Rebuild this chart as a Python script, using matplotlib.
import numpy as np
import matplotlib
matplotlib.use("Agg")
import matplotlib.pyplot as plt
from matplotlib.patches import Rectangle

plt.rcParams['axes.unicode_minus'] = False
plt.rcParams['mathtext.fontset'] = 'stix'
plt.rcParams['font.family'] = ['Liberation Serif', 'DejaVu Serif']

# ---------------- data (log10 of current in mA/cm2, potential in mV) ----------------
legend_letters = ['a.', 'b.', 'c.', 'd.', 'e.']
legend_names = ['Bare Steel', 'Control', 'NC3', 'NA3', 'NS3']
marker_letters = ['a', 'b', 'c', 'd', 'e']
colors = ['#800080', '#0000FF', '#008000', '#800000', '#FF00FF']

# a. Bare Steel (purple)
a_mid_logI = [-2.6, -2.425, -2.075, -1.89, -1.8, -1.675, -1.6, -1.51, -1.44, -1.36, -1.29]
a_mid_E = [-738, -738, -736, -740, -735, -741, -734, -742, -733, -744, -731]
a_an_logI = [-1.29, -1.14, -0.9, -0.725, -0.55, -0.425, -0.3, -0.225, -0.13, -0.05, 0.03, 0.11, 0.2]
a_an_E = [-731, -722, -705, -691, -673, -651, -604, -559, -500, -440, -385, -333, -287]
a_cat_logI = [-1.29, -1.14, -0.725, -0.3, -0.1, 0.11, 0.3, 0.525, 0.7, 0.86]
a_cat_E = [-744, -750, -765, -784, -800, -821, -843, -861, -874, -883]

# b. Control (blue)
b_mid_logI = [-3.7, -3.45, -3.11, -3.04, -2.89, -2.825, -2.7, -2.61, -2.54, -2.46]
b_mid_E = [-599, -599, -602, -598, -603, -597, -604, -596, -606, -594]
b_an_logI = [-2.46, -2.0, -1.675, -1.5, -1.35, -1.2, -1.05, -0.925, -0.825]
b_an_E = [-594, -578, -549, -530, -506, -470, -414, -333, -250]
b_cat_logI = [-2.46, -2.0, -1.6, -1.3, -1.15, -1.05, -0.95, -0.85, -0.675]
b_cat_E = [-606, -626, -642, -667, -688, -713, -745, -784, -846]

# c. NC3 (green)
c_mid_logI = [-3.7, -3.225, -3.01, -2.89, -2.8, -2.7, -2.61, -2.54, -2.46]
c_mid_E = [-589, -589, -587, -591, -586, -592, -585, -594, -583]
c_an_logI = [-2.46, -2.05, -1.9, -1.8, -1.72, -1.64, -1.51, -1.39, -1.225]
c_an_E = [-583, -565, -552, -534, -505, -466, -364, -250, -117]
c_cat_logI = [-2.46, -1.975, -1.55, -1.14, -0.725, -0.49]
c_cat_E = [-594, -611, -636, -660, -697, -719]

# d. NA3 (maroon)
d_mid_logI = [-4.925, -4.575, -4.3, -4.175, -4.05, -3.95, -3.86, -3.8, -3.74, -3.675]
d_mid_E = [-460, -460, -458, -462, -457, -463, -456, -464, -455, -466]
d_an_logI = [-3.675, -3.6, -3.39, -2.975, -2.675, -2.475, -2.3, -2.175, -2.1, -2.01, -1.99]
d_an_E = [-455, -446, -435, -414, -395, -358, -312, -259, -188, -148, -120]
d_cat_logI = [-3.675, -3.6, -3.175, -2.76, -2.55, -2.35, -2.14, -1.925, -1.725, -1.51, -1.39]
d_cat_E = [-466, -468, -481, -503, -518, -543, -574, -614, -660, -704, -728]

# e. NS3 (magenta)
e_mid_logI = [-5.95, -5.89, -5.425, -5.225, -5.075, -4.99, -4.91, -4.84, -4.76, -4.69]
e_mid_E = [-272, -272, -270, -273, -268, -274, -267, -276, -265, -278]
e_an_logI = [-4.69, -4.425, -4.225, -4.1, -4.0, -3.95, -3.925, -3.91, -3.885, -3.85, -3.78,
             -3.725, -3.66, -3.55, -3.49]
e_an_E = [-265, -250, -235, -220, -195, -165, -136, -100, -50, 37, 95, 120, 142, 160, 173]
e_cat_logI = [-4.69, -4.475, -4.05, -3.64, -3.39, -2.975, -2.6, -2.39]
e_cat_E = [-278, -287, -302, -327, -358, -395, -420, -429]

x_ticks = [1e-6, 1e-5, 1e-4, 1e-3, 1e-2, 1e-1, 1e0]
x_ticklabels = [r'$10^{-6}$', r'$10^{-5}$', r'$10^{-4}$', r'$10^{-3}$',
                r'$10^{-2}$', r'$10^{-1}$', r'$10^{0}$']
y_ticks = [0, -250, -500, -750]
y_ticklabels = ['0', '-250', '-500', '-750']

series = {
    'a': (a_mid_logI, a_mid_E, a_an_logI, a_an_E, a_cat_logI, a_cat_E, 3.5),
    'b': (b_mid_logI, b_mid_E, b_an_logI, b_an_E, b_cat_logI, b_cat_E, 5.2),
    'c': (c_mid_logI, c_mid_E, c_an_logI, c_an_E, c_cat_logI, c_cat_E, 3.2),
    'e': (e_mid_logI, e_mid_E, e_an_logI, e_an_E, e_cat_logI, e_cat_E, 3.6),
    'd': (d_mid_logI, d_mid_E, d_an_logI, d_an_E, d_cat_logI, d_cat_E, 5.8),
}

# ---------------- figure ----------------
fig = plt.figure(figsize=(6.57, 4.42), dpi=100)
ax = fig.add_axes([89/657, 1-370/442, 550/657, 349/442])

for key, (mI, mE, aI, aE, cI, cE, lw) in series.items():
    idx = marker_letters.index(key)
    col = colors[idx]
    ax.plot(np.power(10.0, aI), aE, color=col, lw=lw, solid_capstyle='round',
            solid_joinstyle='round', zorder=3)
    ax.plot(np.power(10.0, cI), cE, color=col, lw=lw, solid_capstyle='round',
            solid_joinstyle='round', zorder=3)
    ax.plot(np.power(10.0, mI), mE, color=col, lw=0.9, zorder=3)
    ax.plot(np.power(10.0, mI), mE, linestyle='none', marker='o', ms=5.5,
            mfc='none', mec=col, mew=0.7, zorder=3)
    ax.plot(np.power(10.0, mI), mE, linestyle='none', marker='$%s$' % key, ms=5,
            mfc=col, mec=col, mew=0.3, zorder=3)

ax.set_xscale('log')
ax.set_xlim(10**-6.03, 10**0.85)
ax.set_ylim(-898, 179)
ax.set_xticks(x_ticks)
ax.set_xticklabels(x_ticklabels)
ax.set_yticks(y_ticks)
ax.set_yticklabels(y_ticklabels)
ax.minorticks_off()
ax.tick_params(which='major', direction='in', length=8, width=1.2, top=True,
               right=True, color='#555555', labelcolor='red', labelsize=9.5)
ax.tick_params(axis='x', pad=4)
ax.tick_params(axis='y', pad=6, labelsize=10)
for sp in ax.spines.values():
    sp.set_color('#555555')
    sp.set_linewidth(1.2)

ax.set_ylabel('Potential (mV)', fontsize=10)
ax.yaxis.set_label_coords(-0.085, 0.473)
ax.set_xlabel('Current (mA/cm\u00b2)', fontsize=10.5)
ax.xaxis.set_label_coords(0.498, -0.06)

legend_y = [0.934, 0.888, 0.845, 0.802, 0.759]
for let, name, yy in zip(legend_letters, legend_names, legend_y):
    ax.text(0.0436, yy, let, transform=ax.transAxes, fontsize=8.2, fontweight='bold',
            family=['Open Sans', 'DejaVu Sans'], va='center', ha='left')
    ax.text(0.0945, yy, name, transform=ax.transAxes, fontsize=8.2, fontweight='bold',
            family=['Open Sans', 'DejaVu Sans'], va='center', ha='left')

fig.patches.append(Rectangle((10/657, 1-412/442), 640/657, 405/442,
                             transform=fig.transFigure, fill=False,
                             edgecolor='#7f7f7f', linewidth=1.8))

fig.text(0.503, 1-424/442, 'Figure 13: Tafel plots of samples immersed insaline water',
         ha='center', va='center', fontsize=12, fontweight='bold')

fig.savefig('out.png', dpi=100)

Aim: Only the lines from the beginning of the material above through the line with "b_cat_E = [-606, -626, -642, -667, -688, -713, -745, -784, -846]" are wanted; extract them exactly.

Expected answer:
Rebuild this chart as a Python script, using matplotlib.
import numpy as np
import matplotlib
matplotlib.use("Agg")
import matplotlib.pyplot as plt
from matplotlib.patches import Rectangle

plt.rcParams['axes.unicode_minus'] = False
plt.rcParams['mathtext.fontset'] = 'stix'
plt.rcParams['font.family'] = ['Liberation Serif', 'DejaVu Serif']

# ---------------- data (log10 of current in mA/cm2, potential in mV) ----------------
legend_letters = ['a.', 'b.', 'c.', 'd.', 'e.']
legend_names = ['Bare Steel', 'Control', 'NC3', 'NA3', 'NS3']
marker_letters = ['a', 'b', 'c', 'd', 'e']
colors = ['#800080', '#0000FF', '#008000', '#800000', '#FF00FF']

# a. Bare Steel (purple)
a_mid_logI = [-2.6, -2.425, -2.075, -1.89, -1.8, -1.675, -1.6, -1.51, -1.44, -1.36, -1.29]
a_mid_E = [-738, -738, -736, -740, -735, -741, -734, -742, -733, -744, -731]
a_an_logI = [-1.29, -1.14, -0.9, -0.725, -0.55, -0.425, -0.3, -0.225, -0.13, -0.05, 0.03, 0.11, 0.2]
a_an_E = [-731, -722, -705, -691, -673, -651, -604, -559, -500, -440, -385, -333, -287]
a_cat_logI = [-1.29, -1.14, -0.725, -0.3, -0.1, 0.11, 0.3, 0.525, 0.7, 0.86]
a_cat_E = [-744, -750, -765, -784, -800, -821, -843, -861, -874, -883]

# b. Control (blue)
b_mid_logI = [-3.7, -3.45, -3.11, -3.04, -2.89, -2.825, -2.7, -2.61, -2.54, -2.46]
b_mid_E = [-599, -599, -602, -598, -603, -597, -604, -596, -606, -594]
b_an_logI = [-2.46, -2.0, -1.675, -1.5, -1.35, -1.2, -1.05, -0.925, -0.825]
b_an_E = [-594, -578, -549, -530, -506, -470, -414, -333, -250]
b_cat_logI = [-2.46, -2.0, -1.6, -1.3, -1.15, -1.05, -0.95, -0.85, -0.675]
b_cat_E = [-606, -626, -642, -667, -688, -713, -745, -784, -846]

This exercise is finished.